Voltage in a Simple Circuit

  1. State a rule for finding the voltage across several batteries in series.

    The voltages of several batteries in series add if they are connected + to -. (Students may also discover that if the batteries are connected - to - in series that those voltages will subtract off the total.)

  2. State a rule for the voltage across several equal-voltage batteries in parallel.

    (If the batteries are connected in parallel so that the - ends are connected to one another and the + ends are connected in parallel...) The batteries act like back-up batteries when they are in parallel (no voltage change). [If the batteries are connected in parallel with other orientations, for each battery connected with + connected with the - of another battery these will cancel voltages.]

  3. State a rule for the voltage across each of several identical resistors in series, when you know the voltage across all of them together.

    When the resistors are identical in series, the voltage splits equally across the resistors (if 3 resistors, the value splits equally 3 ways; if 4, it splits 4 ways).

  4. State a rule for the voltage across several identical resistors in parallel, when you know the voltage across all of them together.

    The voltage across each resistor is the same as any other point in the circuit.
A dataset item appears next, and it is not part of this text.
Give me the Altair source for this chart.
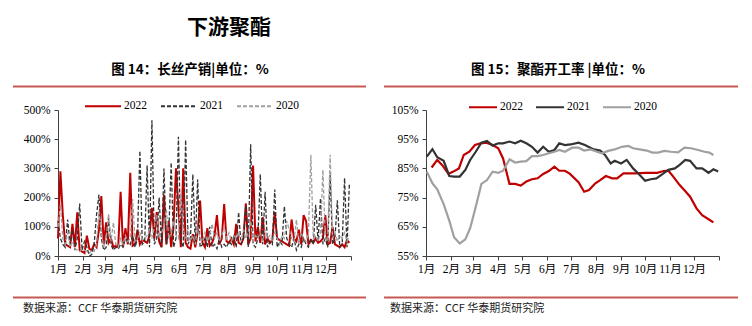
import altair as alt
import pandas as pd

# ---------------- data ----------------
MONTH_DAYS = [0, 31, 59, 90, 120, 151, 181, 212, 243, 273, 304, 334, 365]
YEARS = ["2022", "2021", "2020"]

# Left chart: 长丝产销 (%), sampled every 3 days of the year
L_DAYS = list(range(0, 364, 3))
L_2022 = [60, 290, 140, 40, 35, 30, 110, 30, 150, 20,
          15, 10, 70, 25, 20, 40, 30, 90, 205, 40,
          115, 45, 60, 30, 35, 30, 220, 30, 95, 40,
          285, 35, 40, 90, 40, 55, 50, 45, 70, 165,
          60, 150, 50, 30, 210, 40, 120, 30, 110, 300,
          165, 30, 300, 45, 30, 25, 75, 30, 80, 190,
          45, 30, 95, 35, 45, 70, 140, 40, 60, 178,
          50, 45, 60, 40, 110, 45, 40, 60, 180, 40,
          60, 310, 50, 100, 45, 133, 40, 60, 45, 55,
          150, 60, 55, 50, 45, 40, 35, 125, 60, 50,
          90, 40, 140, 120, 40, 55, 45, 60, 45, 50,
          60, 140, 40, 45, 100, 40, 35, 30, 40, 30,
          55, 45]
L_2021 = [120, 60, 40, 30, 125, 40, 90, 20, 60, 180,
          20, 50, 30, 0, 5, 40, 140, 210, 60, 20,
          30, 130, 40, 20, 30, 25, 40, 30, 60, 50,
          40, 70, 30, 60, 360, 40, 50, 310, 30, 465,
          40, 60, 200, 30, 300, 40, 80, 320, 30, 60,
          408, 50, 30, 398, 40, 60, 280, 40, 262, 30,
          40, 60, 30, 100, 30, 40, 25, 60, 30, 40,
          30, 50, 40, 70, 30, 150, 40, 60, 175, 30,
          383, 40, 30, 60, 280, 40, 220, 30, 50, 40,
          228, 30, 50, 40, 170, 60, 40, 30, 60, 20,
          40, 30, 60, 40, 30, 60, 40, 175, 50, 198,
          40, 60, 30, 278, 40, 60, 191, 30, 40, 267,
          30, 250]
L_2020 = [100, 175, 60, 40, 80, 30, 50, 25, 20, 15,
          25, 20, 15, 10, 20, 15, 40, 155, 80, 30,
          60, 145, 50, 115, 40, 30, 60, 40, 70, 50,
          60, 195, 50, 60, 80, 55, 60, 70, 90, 60,
          100, 140, 60, 80, 100, 160, 60, 80, 120, 70,
          60, 215, 90, 60, 100, 50, 70, 40, 100, 60,
          50, 80, 50, 70, 110, 60, 80, 50, 70, 100,
          60, 80, 50, 70, 60, 80, 50, 90, 60, 80,
          120, 50, 70, 60, 80, 50, 90, 60, 70, 50,
          80, 60, 40, 70, 60, 120, 90, 60, 50, 125,
          40, 80, 60, 50, 80, 347, 60, 70, 50, 80,
          295, 60, 50, 347, 60, 80, 50, 70, 60, 80,
          50, 70]

# Right chart: 聚酯开工率 (%), weekly
R_DAYS_2022 = [7, 14, 20, 28, 34, 41, 47, 54, 61, 68, 75, 83, 90, 96, 104, 111, 118,
               125, 132, 139, 146, 153, 160, 166, 173, 179, 190, 197, 203, 211, 217,
               224, 232, 238, 246, 253, 261, 267, 273, 281, 288, 296, 302, 308, 316,
               322, 329, 337, 344, 352, 358]
R_2022 = [85.3, 87.9, 86.2, 83.1, 83.9, 85.0, 89.6, 90.7, 93.0, 93.6, 93.8, 93.0,
          91.9, 88.4, 79.7, 79.7, 79.1, 80.5, 81.3, 81.6, 83.1, 84.1, 85.6, 84.2,
          84.2, 83.2, 80.3, 77.0, 77.6, 79.9, 81.0, 82.4, 81.6, 81.6, 83.3, 83.3,
          83.3, 83.4, 83.5, 83.5, 83.5, 84.1, 84.2, 82.2, 79.3, 77.5, 75.3, 71.3,
          69.0, 67.6, 66.5]
R_DAYS_2021 = [1, 8, 14, 22, 29, 35, 42, 49, 55, 62, 69, 76, 83, 90, 96, 104, 111,
               118, 125, 132, 139, 146, 153, 160, 166, 173, 180, 190, 198, 209, 217,
               223, 230, 235, 243, 250, 258, 265, 273, 280, 287, 295, 302, 310, 316,
               323, 329, 337, 344, 352, 358, 364]
R_2021 = [89.0, 91.6, 88.8, 87.6, 82.4, 82.2, 82.2, 84.5, 87.9, 90.7, 93.8, 94.4,
          92.8, 93.6, 93.6, 94.2, 93.6, 94.5, 93.6, 92.4, 90.4, 92.4, 90.7, 91.3,
          93.6, 93.0, 93.2, 93.8, 93.0, 91.5, 91.1, 89.6, 86.7, 87.6, 86.7, 87.9,
          85.0, 83.1, 80.8, 81.3, 81.6, 83.1, 84.5, 85.0, 86.2, 87.9, 87.6, 85.0,
          85.0, 83.5, 84.7, 83.9]
R_DAYS_2020 = [1, 8, 14, 22, 29, 35, 42, 49, 55, 62, 69, 76, 83, 90, 96, 104, 111,
               118, 125, 132, 139, 146, 153, 160, 166, 173, 182, 190, 197, 205, 213,
               219, 227, 235, 244, 252, 258, 266, 275, 282, 289, 297, 305, 314, 322,
               330, 339, 347, 353, 358]
R_2020 = [83.9, 79.9, 77.8, 72.8, 67.1, 61.4, 59.3, 60.7, 64.5, 71.9, 79.7, 81.0,
          83.9, 83.5, 84.2, 88.1, 87.0, 87.3, 87.5, 89.2, 89.2, 89.6, 90.2, 90.7,
          91.3, 90.7, 92.1, 92.1, 91.1, 91.5, 90.7, 90.2, 91.0, 91.5, 92.4, 92.7,
          91.9, 91.5, 91.1, 90.4, 90.4, 91.0, 90.7, 90.5, 92.1, 91.9, 91.3, 90.7,
          90.4, 89.6]

MAIN_TITLE = "下游聚酯"
LEFT_TITLE = "图 14：长丝产销|单位：%"
RIGHT_TITLE = "图 15：聚酯开工率 |单位：%"
SOURCE = "数据来源：CCF 华泰期货研究院"


def frame(days, vals, year):
    return pd.DataFrame({"day": days, "value": vals, "year": year})


left_df = pd.concat([frame(L_DAYS, L_2022, "2022"),
                     frame(L_DAYS, L_2021, "2021"),
                     frame(L_DAYS, L_2020, "2020")], ignore_index=True)
right_df = pd.concat([frame(R_DAYS_2022, R_2022, "2022"),
                      frame(R_DAYS_2021, R_2021, "2021"),
                      frame(R_DAYS_2020, R_2020, "2020")], ignore_index=True)

# ---------------- styling ----------------
SERIF = "Liberation Serif, Noto Sans CJK SC"
CJK = "Noto Sans CJK SC"
RULE_RED = "#c55a55"

md = ",".join(str(d) for d in MONTH_DAYS[:-1])
month_expr = (f"indexof([{md}], datum.value) >= 0 ? "
              f"(indexof([{md}], datum.value) + 1) + '月' : ''")

W, H = 293, 146


def x_enc():
    return alt.X("day:Q", scale=alt.Scale(domain=[0, 365], nice=False, zero=False),
                 axis=alt.Axis(values=MONTH_DAYS, labelExpr=month_expr, title=None,
                               labelPadding=3, labelFlush=False, labelOverlap=False))


def y_enc(lo, hi, step):
    vals = list(range(lo, hi + 1, step))
    return alt.Y("value:Q", scale=alt.Scale(domain=[lo, hi], nice=False, zero=False),
                 axis=alt.Axis(values=vals, labelExpr="datum.value + '%'", title=None,
                               labelPadding=4))


def panel(df, ylo, yhi, ystep, colors, dashes, widths, leg_x, leg_y, sym_size, col_pad,
          title_text, rule_x1, rule_x2, foot_x, main=False):
    legend = alt.Legend(orient="none", legendX=leg_x, legendY=leg_y, direction="horizontal",
                        title=None, symbolType="stroke", symbolSize=sym_size,
                        symbolStrokeWidth=2, labelFont=SERIF, labelFontSize=11.5,
                        labelColor="#000", labelOffset=2, columnPadding=col_pad, padding=0)
    color = alt.Color("year:N", scale=alt.Scale(domain=YEARS, range=colors), legend=legend)
    enc = {"color": color}
    if dashes is not None:
        enc["strokeDash"] = alt.StrokeDash("year:N", scale=alt.Scale(domain=YEARS, range=dashes),
                                           legend=legend)
    layers = []
    for yr, w in zip(YEARS, widths):
        layers.append(
            alt.Chart(df).transform_filter(alt.datum.year == yr)
            .mark_line(strokeWidth=w)
            .encode(x=x_enc(), y=y_enc(ylo, yhi, ystep), **enc)
        )
    one = pd.DataFrame({"t": [0]})
    layers.append(alt.Chart(one).mark_text(text=title_text, font=CJK, fontSize=13.5,
                                           fontWeight="bold", color="#000", align="center",
                                           baseline="middle")
                  .encode(x=alt.value(132), y=alt.value(-40.5)))
    for yy in (-23.5, 187.5):
        layers.append(alt.Chart(one).mark_rule(color=RULE_RED, strokeWidth=2)
                      .encode(x=alt.value(rule_x1), x2=alt.value(rule_x2), y=alt.value(yy)))
    layers.append(alt.Chart(one).mark_text(text=SOURCE, font=CJK, fontSize=11,
                                           color="#222", align="left", baseline="middle")
                  .encode(x=alt.value(foot_x), y=alt.value(198.5)))
    if main:
        layers.append(alt.Chart(one).mark_text(text=MAIN_TITLE, font=CJK, fontSize=21,
                                               fontWeight="bold", color="#000",
                                               align="center", baseline="middle")
                      .encode(x=alt.value(171), y=alt.value(-82.5)))
    return alt.layer(*layers).properties(width=W, height=H)


left = panel(left_df, 0, 500, 100,
             ["#c00000", "#333333", "#a0a0a0"], [[1, 0], [4, 2], [4, 2]], [2, 1.3, 1.3],
             26, -23, 1296, 10, LEFT_TITLE, -45, 308, -35, main=True)
right = panel(right_df, 55, 105, 10,
              ["#c00000", "#333333", "#a0a0a0"], None, [2.2, 2.2, 2.2],
              42, -18, 784, 9, RIGHT_TITLE, -42, 312, -36)

chart = alt.hconcat(left, right, spacing=75, bounds="flush").resolve_scale(
    color="independent", strokeDash="independent"
).resolve_legend(
    color="independent", strokeDash="independent"
).properties(
    padding={"left": 12, "top": 16, "right": 0, "bottom": 0}
).configure_view(stroke=None).configure_axis(
    grid=False, labelFont=SERIF, labelFontSize=11.5, labelColor="#000",
    domainColor="#404040", tickColor="#404040", tickSize=4, domainWidth=1, tickWidth=1
)

chart.save("out.html", embed_options={"renderer": "svg", "actions": False})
What is the voltage across parts of a simple circuit and how do you measure it? The voltage is the amount of pressure and it is measured by a voltmeter connected in parallel.

Further Investigation

Students could take their observations from the two circuit investigations and predict and do formal investigations with how changes the voltage changes the current and vice versa. An independent activity could be created in Innovative Technology in Science Inquiry to allow students to do this or they can open the activity in pHet.

Alternatively, if materials were available, students could design a circuit to contain a certain number of components without exceeding a given value for current or voltage (or both). This would be similar to considerations electrical engineers would need to address in designing outlets in a room. It is critical for student's to make sure, for either of these, as with any good experiment, that they are only changing one variable at a time. For example, if they change the current, keep the resistance the same.